Wengler and an architect colleague decreased the size of the original barn, shortening the length but not the width. Brabson was delighted to hold his annual family reunion in the barn last summer. He showed off to the three-dozen relatives an old ladder found in the barn whose round rungs had been worn flat from decades of use—not exactly the kind of memories you’d generate in a place made of sheetrock and stucco.
Mike Wengler didn’t know exactly what he wanted to do as an adult. In college he ricocheted between studying business, welding, landscaping and scuba diving. He wound up cutting grass for a living. But he did develop a nose for business. He grew a lawn-care business and then started another company for excavating sites and constructing commercial buildings, such as storage units.
That second business led, unexpectedly, to the barn world. In 2006, an Oxford Township client hired Wengler to take down a barn that had become a teen hangout. The local authorities worried about safety, since the building had been more or less abandoned. Still, “It was in pretty good shape,” says Wengler, who recognized immediately that it was a Yankee-style swing-beam barn—elevated from the ground with a crawl space underneath, and wide-open enough that one could swing horses around inside it rather than back them in.
Wengler’s business owned the equipment needed to take the thing down, but he understood the value of the lumber, so he kept it. His team had the expertise to not only carefully dissemble a 200-year-old building, but also, he realized, to meticulously put it back up. It helped that he owns a sawmill.
What Wengler didn’t know a decade ago was that the design world was, at the time, tiring of the over-the-top Hollywood Regency motif, and was soul searching. It hungered for something authentic yet sophisticated. Vintage but different from the overplayed mid-century modern. Antique but not overwrought. Barn wood fit the bill, and on top of all that, it was eco-conscious.
It then became the backdrop to the lumbersexual trend in fashion. When men in long beards and plaid shirts sat down to drink a craft beer, where better than upon a reclaimed-wood stool? The neutral colors and quiet texture of barn wood made it a seamless cohabitant with other decor themes, so the look was easily incorporated into a variety of settings, which has in turn given longevity to the trend.
“It’s an easy way to create something a little new and fresh in a room,” says Correna Starbuck, a stylist based in Columbus. “The repurposed nature of the material makes people feel good about using it.”
Wengler stocks slabs as small as 4’ x 5’ and beams as long as 30 feet.
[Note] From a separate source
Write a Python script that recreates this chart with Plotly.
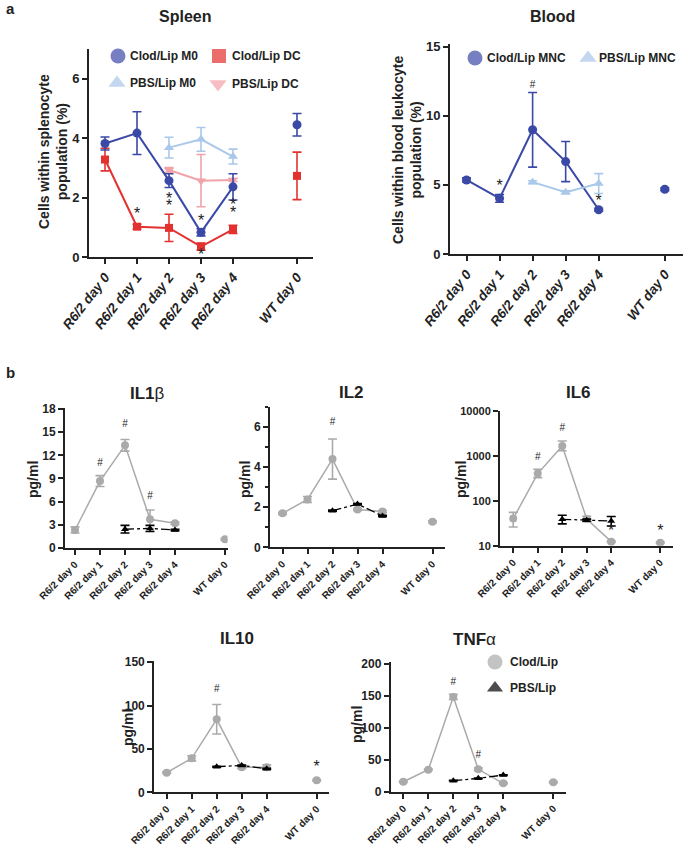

He will sell a single oak mantle for $600-$1,100 or thousands of square feet of weathered lumber, for commercial uses such as a restaurant wall or flooring, for six figures. Beech is the most common wood used in barns in this region, so that’s what he’s got in spades, while oak constitutes 10-15 percent of his stock. In smaller amounts he stores poplar, chestnut, maple, sycamore and walnut.
Wengler’s experise as the barn whisperer means that he gets asked to look at a lot of old buildings—of which there are fewer and fewer. Many people assume that losing the kind of huge beams that you can’t source at Home Depot means the end of their beloved family barn. “It’s ironic,” Wengler says by phone, getting ready to drive to Florida to re-stock an architectural salvage yard. “The past couple of years I have convinced a lot of people to keep their barns in place.”